Teaching, at the very least, requires a level of expertise in the subject matter. Of course there are many other factors as well, but expertise is bottom line. It requires much more than mere expertise in performing certain styles, it requires a good general grasp of music as a whole, practical, theoretical, aural and stylistic, in fields outside just the guitar. After all people are paying in expectation that the teacher has such expertise, and are often putting much more at risk than just their back pocket. With over twenty years of teaching experience I can relate a host of horror stories arising from having to repair damage done to young musicians by the poor teaching practises of others. I agree strongly with a previous post that beginners, most especially young beginners, are not the ones to develop raw teaching skills upon. These pupils require a expert overview of all technical and musical issues involved as well as a mature overview of the future possible options that are to be made available to the pupil.

I don't generally accept that playing and learning for less than 5 to 8 years qualifies one as an expert (although freaks can of course occur, just to prove the rule).

So to those wanting to teach professionally I offer this general advice.

Before considering teaching

If possible study guitar with at very least two different and competent teachers for a minimum of 5 years.

As already stated, study music history and theory so that at the very least you are not intimidated by any serious text on the subjects.
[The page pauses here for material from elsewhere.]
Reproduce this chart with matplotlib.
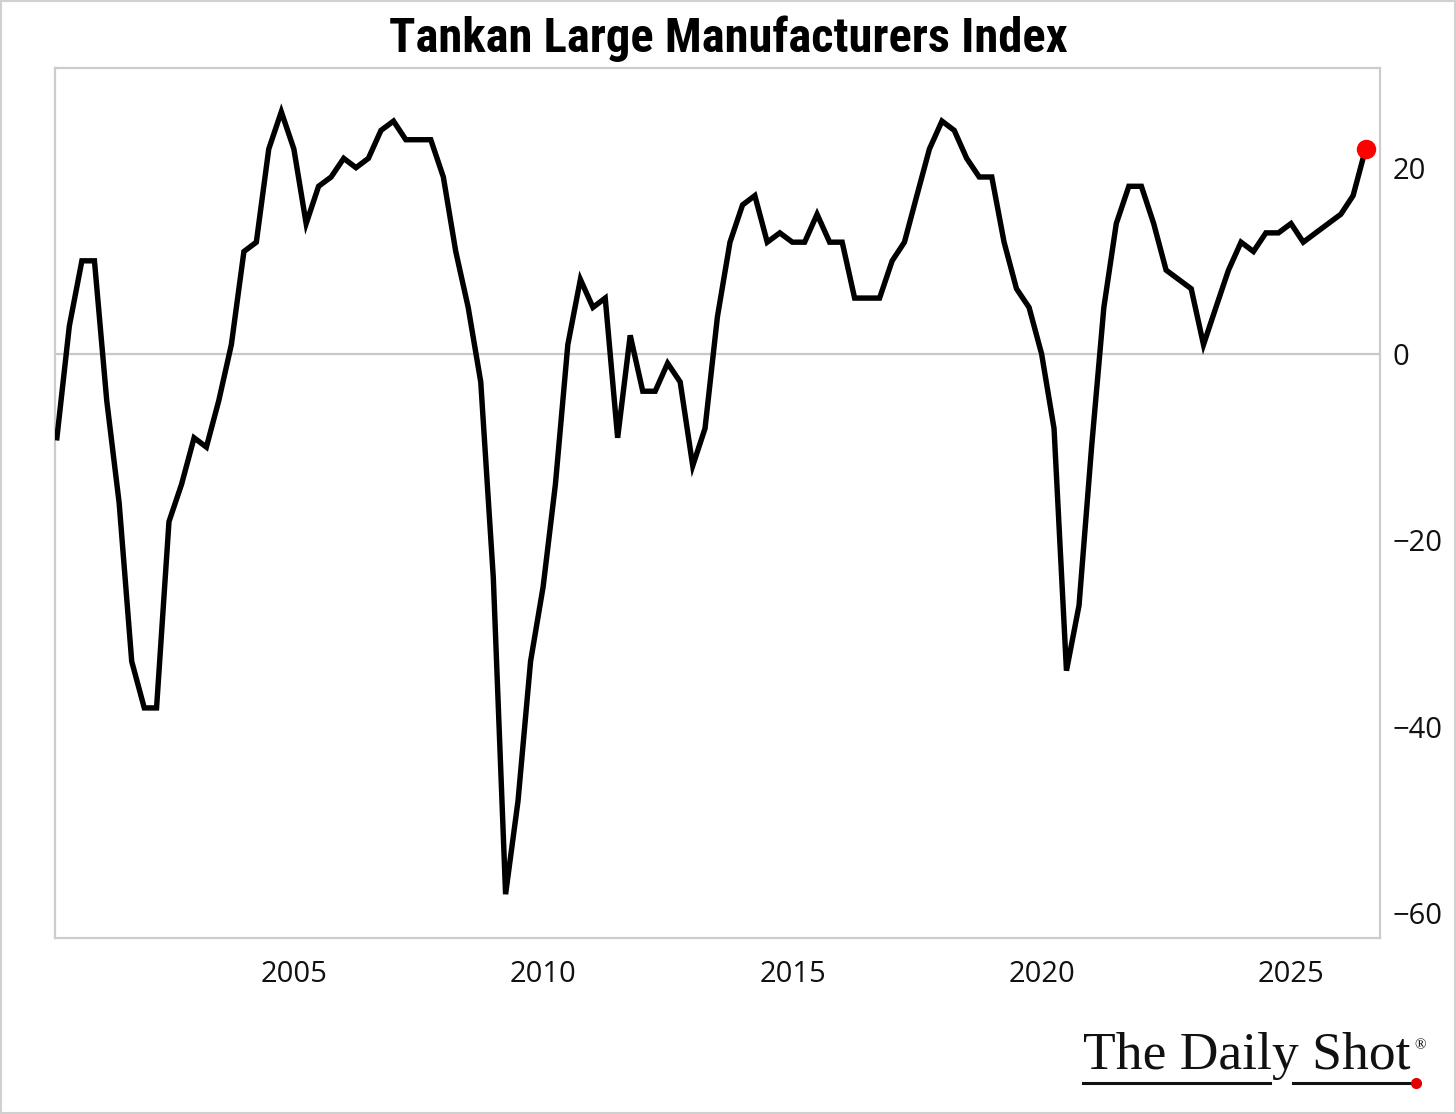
import pandas as pd
import matplotlib.pyplot as plt
import matplotlib.dates as mdates
from matplotlib.lines import Line2D
from matplotlib.patches import Rectangle

# quarterly diffusion index, first obs Mar 2000
start_quarter = '2000-03-31'
tankan_di = [-9, 3, 10, 10, -5, -16, -33, -38, -38, -18,
             -14, -9, -10, -5, 1, 11, 12, 22, 26, 22,
             14, 18, 19, 21, 20, 21, 24, 25, 23, 23,
             23, 19, 11, 5, -3, -24, -58, -48, -33, -25,
             -14, 1, 8, 5, 6, -9, 2, -4, -4, -1,
             -3, -12, -8, 4, 12, 16, 17, 12, 13, 12,
             12, 15, 12, 12, 6, 6, 6, 10, 12, 17,
             22, 25, 24, 21, 19, 19, 12, 7, 5, 0,
             -8, -34, -27, -10, 5, 14, 18, 18, 14, 9,
             8, 7, 1, 5, 9, 12, 11, 13, 13, 14,
             12, 13, 14, 15, 17, 22]
year_ticks = [2005, 2010, 2015, 2020, 2025]
y_ticks = [20, 0, -20, -40, -60]

df = pd.DataFrame({'Date': pd.date_range(start_quarter, periods=len(tankan_di), freq='QE'),
                   'DI': tankan_di})

fig = plt.figure(figsize=(14.56, 11.14), dpi=100)
ax = fig.add_axes([55/1456, 1-938/1114, (1380-55)/1456, (938-68)/1114])

ax.axhline(0, color='#c8c8c8', lw=1.6, zorder=1)
ax.plot(df['Date'], df['DI'], color='black', lw=3.9, zorder=3, solid_joinstyle='miter')
ax.plot(df['Date'].iloc[-1], df['DI'].iloc[-1], 'o', color='#ff0000', ms=13, zorder=4)

ax.set_xlim(pd.Timestamp('2000-03-17'), pd.Timestamp('2026-10-14'))
ax.set_ylim(-62.7, 30.7)
ax.set_xticks([pd.Timestamp(f'{y}-01-01') for y in year_ticks])
ax.xaxis.set_major_formatter(mdates.DateFormatter('%Y'))
ax.set_yticks(y_ticks)
ax.yaxis.tick_right()
ax.tick_params(axis='both', length=0, labelsize=21, colors='#111111')
ax.tick_params(axis='x', pad=16)
ax.tick_params(axis='y', pad=9)
for lab in ax.get_xticklabels() + ax.get_yticklabels():
    lab.set_family(['Open Sans', 'DejaVu Sans'])
for s in ax.spines.values():
    s.set_color('#cccccc')
    s.set_linewidth(1.6)

fig.text(0.5, 1-39/1114, 'Tankan Large Manufacturers Index', ha='center', va='center',
         fontsize=35, fontweight='bold', family=['Liberation Sans Narrow', 'Roboto Condensed', 'Roboto'])

# logo
fig.text(1083/1456, 1-1056/1114, 'The Daily Shot', ha='left', va='center',
         fontsize=38.5, family=['Liberation Serif', 'DejaVu Serif'], color='#111111')
fig.text(1414/1456, 1-1046/1114, '®', ha='left', va='center', fontsize=11,
         family=['Liberation Serif', 'DejaVu Serif'])
fig.add_artist(Line2D([1083/1456, 1270/1456], [1-1083/1114]*2, color='#111111', lw=2.2))
fig.add_artist(Line2D([1293/1456, 1414/1456], [1-1083/1114]*2, color='#111111', lw=2.2))
fig.add_artist(Line2D([1416/1456], [1-1083/1114], marker='o', color='#e00000', ms=7))

fig.add_artist(Rectangle((0.0005, 0.0005), 0.999, 0.999, transform=fig.transFigure,
                         fill=False, edgecolor='#d0d0d0', lw=1.5))

fig.savefig('out.png', dpi=100, facecolor='white')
For instance, if you find you anything new or can't understand anything in the stickies attached to this forum you definitely are not ready to teach.

Having specialist Conservatory or College qualification in music or teaching often, but not always, ensures such bases are covered.

I'll finish with a quote from Fernando Sor

" As long as you design for yourself alone, or for those whose judgment is in relation with yours, do what you please, nobody has anything to say against it; but if you would expose your productions to the public, consult connoisseur, to ascertain beforehand if they are worthy of it; and, especially, if you compose a didactic work on the art in which you think yourself learned, be certain that you know what you engage to speak of. Respect the public, and do not render them the dupes of your ignorance. If you are obliged to teach, follow one of the methods that proves the author to have reasoned well: your modesty will make you play a much more honourable part than that which you prepare for yourself by the foolish vanity of pretending to have created a style."